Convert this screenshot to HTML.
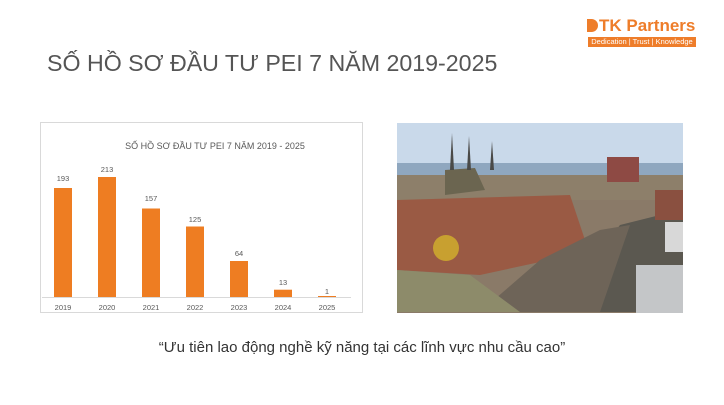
<!DOCTYPE html>
<html><head><meta charset="utf-8"><style>
body{margin:0;width:724px;height:405px;background:#fff;overflow:hidden;position:relative;font-family:"Liberation Sans","DejaVu Sans",sans-serif}
.t{position:absolute;white-space:nowrap}
</style></head><body>
<div class="t" style="left:47px;top:50px;font-size:23.2px;color:#555">SỐ HỒ SƠ ĐẦU TƯ PEI 7 NĂM 2019-2025</div>
<div class="t" style="left:587px;top:16px;font-size:17px;color:#ee7d2a;font-weight:bold"><span style="display:inline-block;width:11px;height:13px;background:#ee7d2a;border-radius:0 7px 7px 0;margin-right:1px;vertical-align:-1px"></span>TK Partners</div>
<div class="t" style="left:588px;top:37px;width:108px;height:10px;background:#ee7d2a;color:#fff;font-size:7.5px;line-height:10px;text-align:center">Dedication | Trust | Knowledge</div>
<svg style="position:absolute;left:0;top:0" width="724" height="405">
<rect x="40.5" y="122.5" width="322" height="190" fill="#fff" stroke="#d9d9d9"/>
<text x="215" y="149" font-size="9" fill="#595959" text-anchor="middle" font-family="Liberation Sans, sans-serif">SỐ HỒ SƠ ĐẦU TƯ PEI 7 NĂM 2019 - 2025</text>
<line x1="42" y1="297.5" x2="351" y2="297.5" stroke="#d9d9d9"/>
<g fill="#ee7d22">
<rect x="54" y="188" width="18" height="109"/>
<rect x="98" y="177" width="18" height="120"/>
<rect x="142" y="208.5" width="18" height="88.5"/>
<rect x="186" y="226.5" width="18" height="70.5"/>
<rect x="230" y="261" width="18" height="36"/>
<rect x="274" y="289.7" width="18" height="7.3"/>
<rect x="318" y="296" width="18" height="1"/>
</g>
<g font-size="7.5" fill="#595959" text-anchor="middle" font-family="Liberation Sans, sans-serif">
<text x="63" y="181">193</text><text x="107" y="172">213</text><text x="151" y="201">157</text><text x="195" y="222">125</text><text x="239" y="256">64</text><text x="283" y="285">13</text><text x="327" y="294">1</text>
<text x="63" y="310">2019</text><text x="107" y="310">2020</text><text x="151" y="310">2021</text><text x="195" y="310">2022</text><text x="239" y="310">2023</text><text x="283" y="310">2024</text><text x="327" y="310">2025</text>
</g>
<defs><clipPath id="c"><rect x="397" y="123" width="286" height="190"/></clipPath></defs>
<g clip-path="url(#c)">
<rect x="397" y="123" width="286" height="190" fill="#8a7a68"/>
<rect x="397" y="123" width="286" height="40" fill="#c9d9ea"/>
<rect x="397" y="163" width="286" height="12" fill="#8fa7bf"/>
<rect x="397" y="175" width="286" height="25" fill="#8d7f6a"/>
<polygon points="397,200 570,195 585,240 540,262 480,275 397,270" fill="#9a5a44"/>
<polygon points="445,170 475,168 485,190 445,195" fill="#6b6550"/>
<polygon points="450,170 452,133 454,170" fill="#4a4a48"/>
<polygon points="467,170 469,136 471,170" fill="#4a4a48"/>
<polygon points="490,170 492,141 494,170" fill="#4a4a48"/>
<rect x="607" y="157" width="32" height="25" fill="#8e4a44"/>
<polygon points="555,312 620,225 660,215 683,220 683,312" fill="#5b5850"/>
<polygon points="480,312 540,260 600,230 630,225 600,312" fill="#6e6458"/>
<polygon points="397,270 470,275 520,312 397,312" fill="#8d8b6a"/>
<circle cx="446" cy="248" r="13" fill="#c8a030"/>
<rect x="636" y="265" width="47" height="48" fill="#c4c6c8"/>
<rect x="665" y="222" width="18" height="30" fill="#d8d8d8"/>
<rect x="655" y="190" width="28" height="30" fill="#8a5040"/>
</g>
</svg>
<div class="t" style="left:0;width:724px;text-align:center;top:339px;font-size:15px;color:#333">“Ưu tiên lao động nghề kỹ năng tại các lĩnh vực nhu cầu cao”</div>
</body></html>
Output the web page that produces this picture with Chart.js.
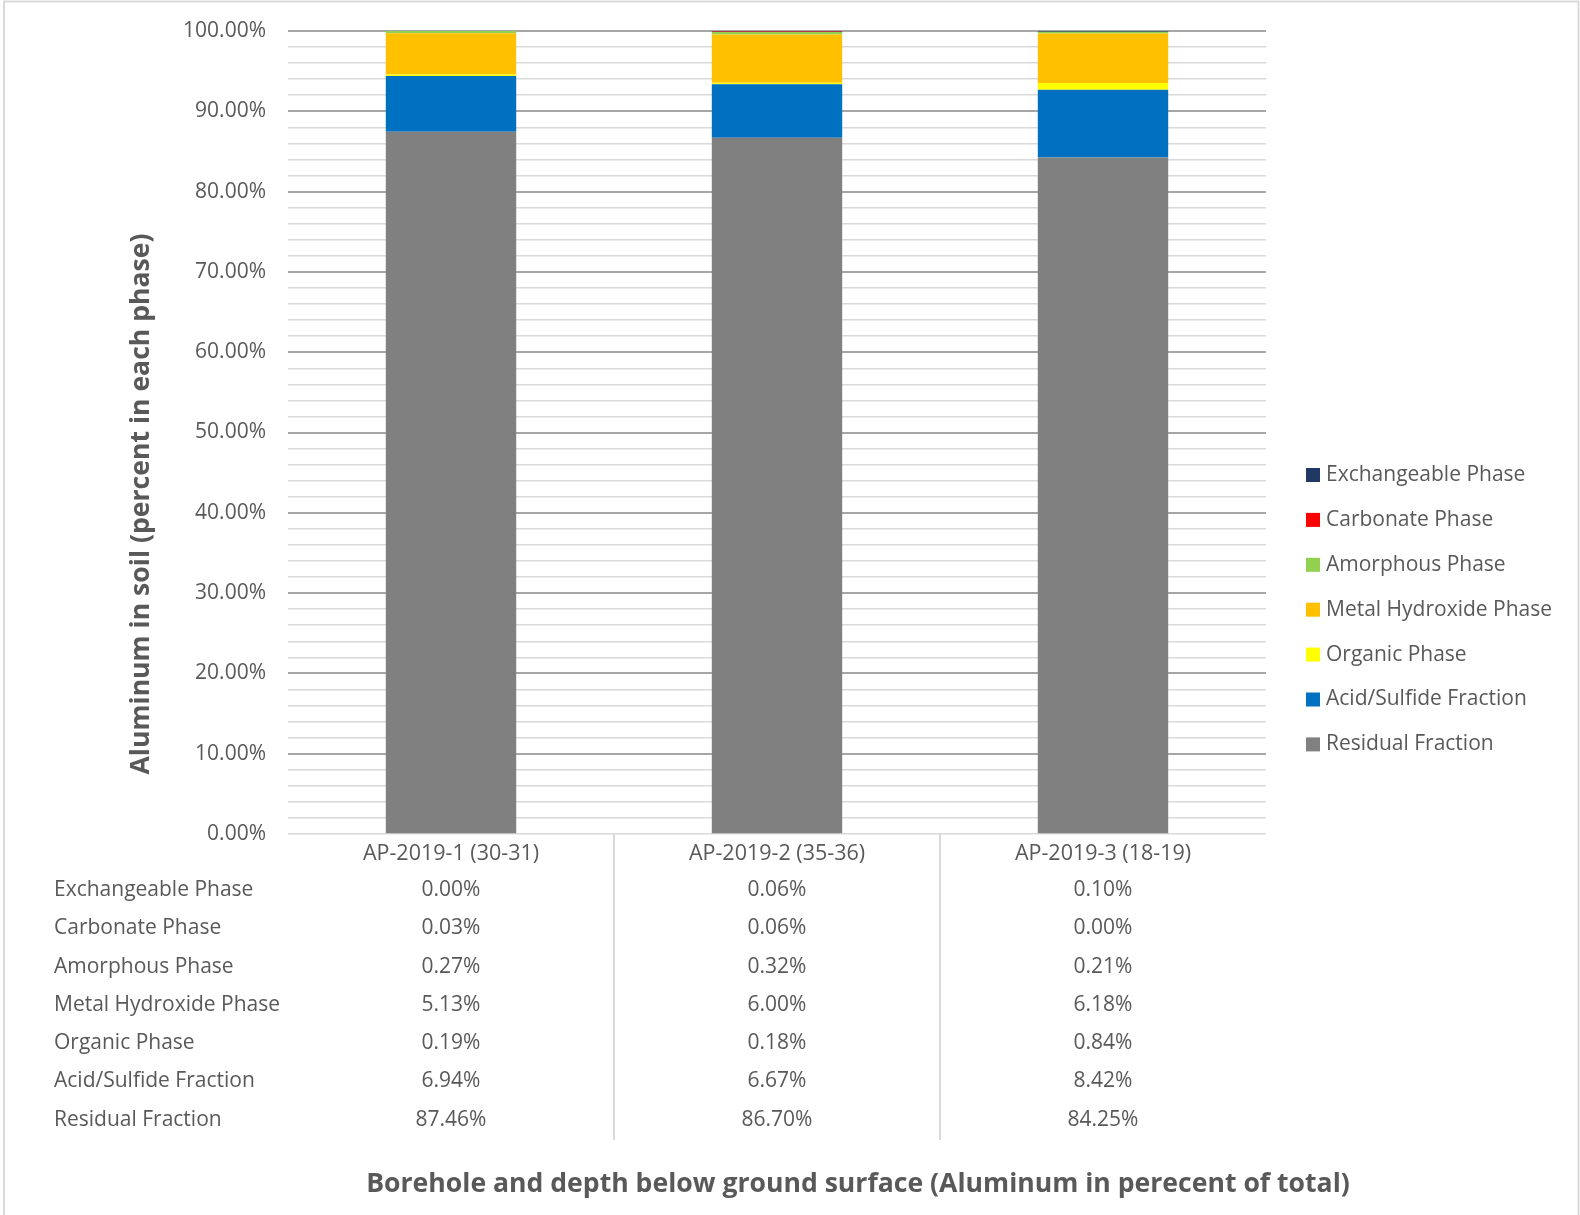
......
- _Task to carry out_
Reply with nothing but the number of lines in the data above that contain "this".

- _Task response_
2